## DATASET CONTENT
▬▬▬

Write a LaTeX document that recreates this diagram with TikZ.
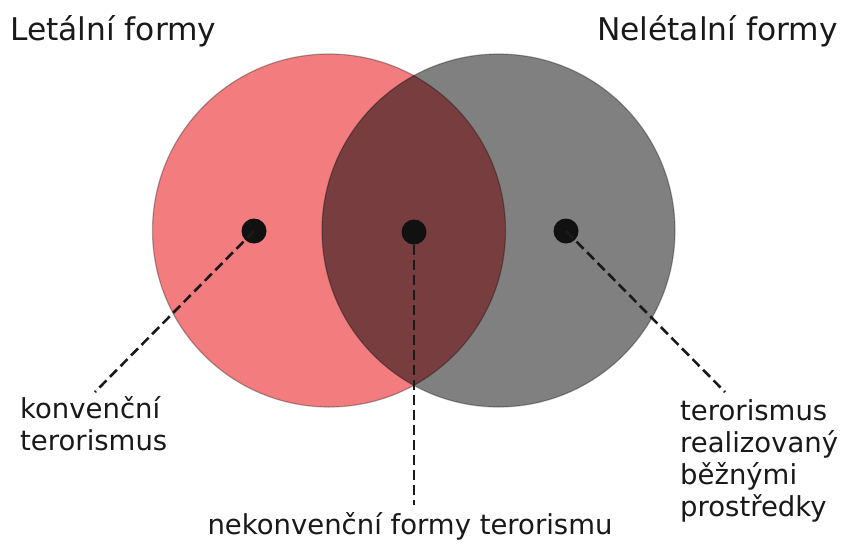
\documentclass[tikz,border=0pt]{standalone}
\usepackage{fontspec}
\setmainfont{DejaVu Sans}
\definecolor{lred}{RGB}{242,124,126}
\definecolor{rgray}{RGB}{128,128,128}
\definecolor{inter}{RGB}{119,61,63}
\definecolor{dotc}{RGB}{17,17,17}
\definecolor{linec}{RGB}{26,26,26}
\begin{document}
\begin{tikzpicture}[x=1pt,y=-1pt,
  lbl/.style={font=\fontsize{27.5}{32}\selectfont, inner sep=0pt, align=left, text=black!90},
  ttl/.style={font=\fontsize{31.3}{36}\selectfont, inner sep=0pt, text=black!90},
  disc/.style={circle, minimum size=353pt, inner sep=0pt},
  dotn/.style={circle, fill=dotc, minimum size=25pt, inner sep=0pt},
  lead/.style={draw=linec, line width=2.6pt, dash pattern=on 10pt off 5pt},
  rim/.style={draw=black, draw opacity=0.3, line width=1.2pt}]
\useasboundingbox (0,0) rectangle (845,547);
\fill[white] (0,0) rectangle (845,547);
% circles
\node[disc, fill=lred] (L) at (329,230.5) {};
\node[disc, fill=rgray] (R) at (498.5,230.5) {};
\begin{scope}
  \clip (L.center) circle (176.5pt);
  \fill[inter] (R.center) circle (176.5pt);
\end{scope}
\draw[rim] (L.center) circle (176.5pt);
\draw[rim] (R.center) circle (176.5pt);
% leader end points
\coordinate (ea) at (95,392);
\coordinate (eb) at (414,505);
\coordinate (ec) at (725,392);
% dots
\node[dotn] (da) at (254,231) {};
\node[dotn] (db) at (414,232) {};
\node[dotn] (dc) at (566,231) {};
\draw[lead] (da.center) -- (ea);
\draw[lead] (db.south) -- (eb);
\draw[lead] (dc.center) -- (ec);
% texts
\node[ttl, anchor=base west] (t1) at (10,40) {Letální formy};
\node[ttl, anchor=base east] (t2) at (838,40) {Nelétalní formy};
\node[lbl, anchor=base west] (la) at (20,450) {konvenční\\terorismus};
\node[lbl, anchor=base west] (lc) at (680,516) {terorismus\\realizovaný\\běžnými\\prostředky};
\node[lbl, anchor=base] (lb) at (410,534) {nekonvenční formy terorismu};
\end{tikzpicture}
\end{document}
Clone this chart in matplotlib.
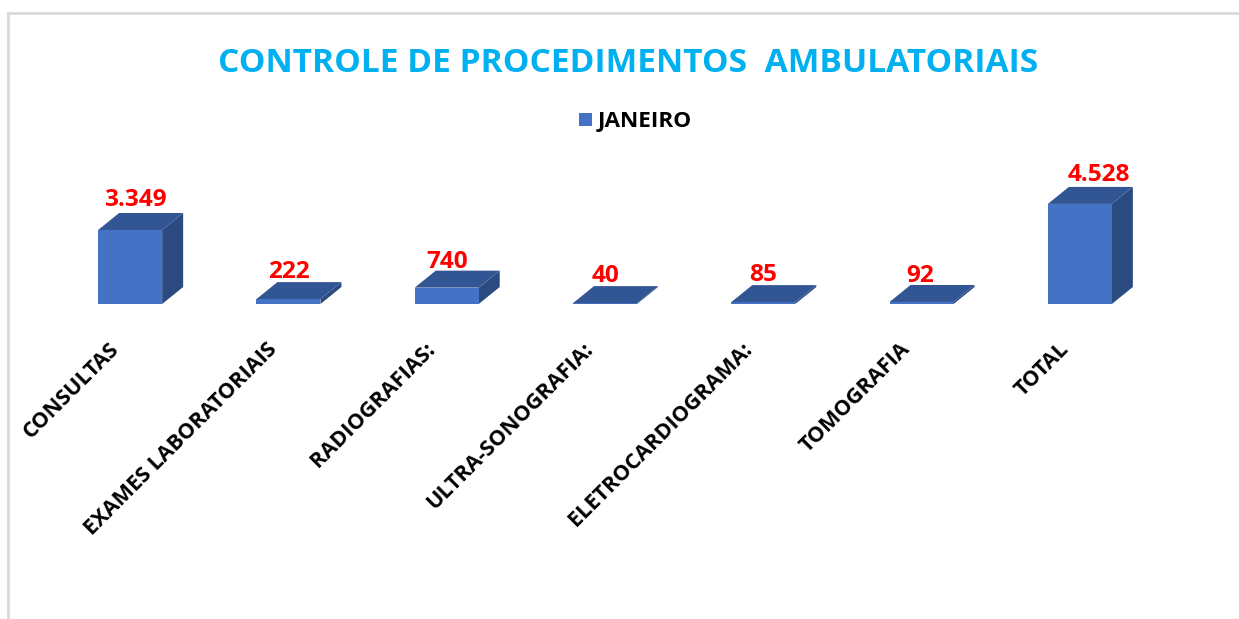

▬▬▬

## WORK TO DO
Check every line of the data, and copy the ones that contain "this".

## TASK SOLUTION
Write a LaTeX document that recreates this diagram with TikZ.
Clone this chart in matplotlib.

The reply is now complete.